Maxine Waters, in spittle-flecked rant, urges intimidation and violence against Trump officials


In her dotage, Rep. Maxine Waters makes great copy for bloggers and pundits. Sometimes confused, sometimes incoherent, sometimes simply bizarre, Waters has come to define the unbalanced left.
Yesterday, she went too far.
In her zeal to ramp up a partisan crowd, Waters spoke approvingly of the recent angry and threatening confrontations by the left against Trump officials in public places. Then, she took it a step farther.
After claiming Trump is”sacrificing our children,” referring to the illegal immigrant kids separated from their “parents” near the border, Waters again called for the president’s impeachment, triggering loud applause from the baying mob.
“History will record while he tried to step on all of us, we kicked him in his rear and step on him,” she yelled, whipping up the crowd.
“If you think we’re rallying now, you ain’t seen nothin’ yet,” she warned.
“Already, you have members of your Cabinet that are being booed out of restaurants,” she continued as the crowd erupted, “who have protesters taking up at their house, who say, ‘No peace, no sleep. No peace, no sleep,'” she continued.
And guess what,” she predicted, “we’re going to win this battle because while you try and quote the Bible, Jeff Sessions and others, you really don’t know the Bible.

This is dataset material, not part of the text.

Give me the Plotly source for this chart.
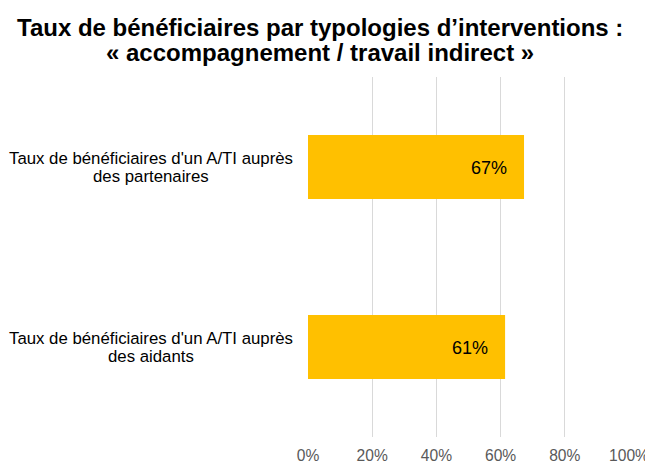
import plotly.graph_objects as go

categories = ["Taux de bénéficiaires d'un A/TI auprès<br>des partenaires",
              "Taux de bénéficiaires d'un A/TI auprès<br>des aidants"]
cat_line1 = ["Taux de bénéficiaires d'un A/TI auprès", "Taux de bénéficiaires d'un A/TI auprès"]
cat_line2 = ["des partenaires", "des aidants"]
values = [67.3, 61.4]
tick_vals = [0, 20, 40, 60, 80, 100]
tick_text = ["0%", "20%", "40%", "60%", "80%", "100%"]
title_line1 = "Taux de bénéficiaires par typologies d’interventions :"
title_line2 = "« accompagnement / travail indirect »"

FONT = "Liberation Sans, Arial, sans-serif"

fig = go.Figure()
fig.add_trace(go.Bar(
    x=values, y=categories, orientation="h",
    marker=dict(color="#FFC000", line=dict(width=0)),
    hoverinfo="skip",
))

annotations = []
for c, l1, l2 in zip(categories, cat_line1, cat_line2):
    annotations.append(dict(xref="paper", yref="y", x=-0.488, y=c, text=l1,
                            showarrow=False, xanchor="center", yanchor="middle", yshift=8.5,
                            font=dict(family=FONT, size=16.8, color="#000000")))
    annotations.append(dict(xref="paper", yref="y", x=-0.488, y=c, text=l2,
                            showarrow=False, xanchor="center", yanchor="middle", yshift=-9.5,
                            font=dict(family=FONT, size=16.8, color="#000000")))
for c, v in zip(categories, values):
    annotations.append(dict(xref="x", yref="y", x=v, y=c, text=f"{v:.0f}%",
                            showarrow=False, xanchor="right", yanchor="middle", xshift=-15, yshift=-1,
                            font=dict(family=FONT, size=18, color="#000000")))
annotations.append(dict(xref="paper", yref="paper", x=0.036, y=(437 - 27.5) / 360, text=title_line1,
                        showarrow=False, xanchor="center", yanchor="middle",
                        font=dict(family=FONT, size=24, color="#000000", weight="bold")))
annotations.append(dict(xref="paper", yref="paper", x=0.036, y=(437 - 52) / 360, text=title_line2,
                        showarrow=False, xanchor="center", yanchor="middle",
                        font=dict(family=FONT, size=24, color="#000000", weight="bold")))

fig.update_layout(
    width=645, height=456,
    margin=dict(l=300, r=24, t=69, b=27, pad=0),
    paper_bgcolor="white", plot_bgcolor="white",
    showlegend=False,
    bargap=0.644,
    annotations=annotations,
    xaxis=dict(range=[0, 100], tickvals=tick_vals, ticktext=tick_text,
               showgrid=True, gridcolor="#D9D9D9", gridwidth=1,
               zeroline=False, showline=False, ticks="",
               ticklabelstandoff=7,
               tickfont=dict(family=FONT, size=15.6, color="#595959"),
               automargin=False, fixedrange=True),
    yaxis=dict(categoryorder="array", categoryarray=categories, autorange="reversed",
               showticklabels=False, showgrid=False, zeroline=False, showline=False,
               ticks="", automargin=False, fixedrange=True),
)

fig.write_html("out.html")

“God is on OUR side!” she declared, as the crowd went wild. “On the side of the children. On the side of what’s right. On the side of what’s honorable.”

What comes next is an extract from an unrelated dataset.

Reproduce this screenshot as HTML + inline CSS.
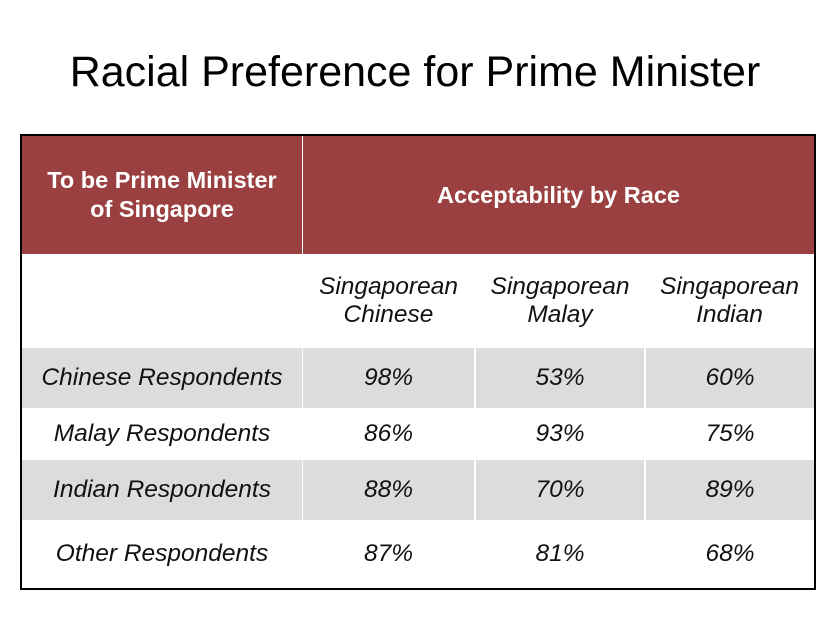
<!DOCTYPE html>
<html><head><style>
body{margin:0;width:830px;height:622px;background:#fff;position:relative;font-family:"Liberation Sans",sans-serif;overflow:hidden}
.t{position:absolute;left:0;width:830px;top:48px;text-align:center;font-size:43px;color:#000}
.tb{position:absolute;left:20px;top:134px;width:792px;height:452px;border:2px solid #000}
.c{position:absolute;display:flex;align-items:center;justify-content:center;text-align:center;box-sizing:border-box}
.h{background:#9b4040;color:#fff;font-weight:bold;font-size:23.5px;line-height:29px}
.g{background:#dcdcdc}
.i{font-style:italic;font-size:24.5px;line-height:28px;color:#111}
</style></head><body>
<div class="t">Racial Preference for Prime Minister</div>
<div class="tb">
<div class="c h" style="left:0;top:0;width:280px;height:118px">To be Prime Minister<br>of Singapore</div>
<div class="c h" style="left:281px;top:0;width:511px;height:118px">Acceptability by Race</div>
<div class="c i" style="left:280px;top:118px;width:173px;height:94px">Singaporean<br>Chinese</div>
<div class="c i" style="left:453px;top:118px;width:170px;height:94px">Singaporean<br>Malay</div>
<div class="c i" style="left:623px;top:118px;width:169px;height:94px">Singaporean<br>Indian</div>

<div class="c i g" style="left:0;top:212px;width:280px;height:60px">Chinese Respondents</div>
<div class="c i g" style="left:281px;top:212px;width:171px;height:60px">98%</div>
<div class="c i g" style="left:454px;top:212px;width:168px;height:60px">53%</div>
<div class="c i g" style="left:624px;top:212px;width:168px;height:60px">60%</div>

<div class="c i" style="left:0;top:272px;width:280px;height:52px">Malay Respondents</div>
<div class="c i" style="left:281px;top:272px;width:171px;height:52px">86%</div>
<div class="c i" style="left:454px;top:272px;width:168px;height:52px">93%</div>
<div class="c i" style="left:624px;top:272px;width:168px;height:52px">75%</div>

<div class="c i g" style="left:0;top:324px;width:280px;height:60px">Indian Respondents</div>
<div class="c i g" style="left:281px;top:324px;width:171px;height:60px">88%</div>
<div class="c i g" style="left:454px;top:324px;width:168px;height:60px">70%</div>
<div class="c i g" style="left:624px;top:324px;width:168px;height:60px">89%</div>

<div class="c i" style="left:0;top:384px;width:280px;height:68px">Other Respondents</div>
<div class="c i" style="left:281px;top:384px;width:171px;height:68px">87%</div>
<div class="c i" style="left:454px;top:384px;width:168px;height:68px">81%</div>
<div class="c i" style="left:624px;top:384px;width:168px;height:68px">68%</div>
</div>
</body></html>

“And so, let’s stay the course. Let’s make sure we show up wherever we have to show up and if you see anybody from that Cabinet in a restaurant, in a department store, at a gasoline station, you get out and you create a crowd and you push back on them, and you tell them they’re not welcome anymore, anywhere,” she yelled.
Waters remarks were then marred by a screeching microphone.
“Mr. President, we will see you every day, every hour of the day, everywhere that we are to let you know you cannot get away with this!” she yelled.
The drumbeat continues. Her defenders will point out she never actually advocated violence against her political opponents. Pure sophistry. Her meaning was crystal clear, even if her conscious intent to urge people to commit a violent act wasn't. 
With most of the left cheering Waters and the mobs accosting Trump officials on, the barely concealed threats of violence against their political opponents is not going to stop. In fact, threatening and violent incidents against conservatives and Republicans is rising at an alarming rate.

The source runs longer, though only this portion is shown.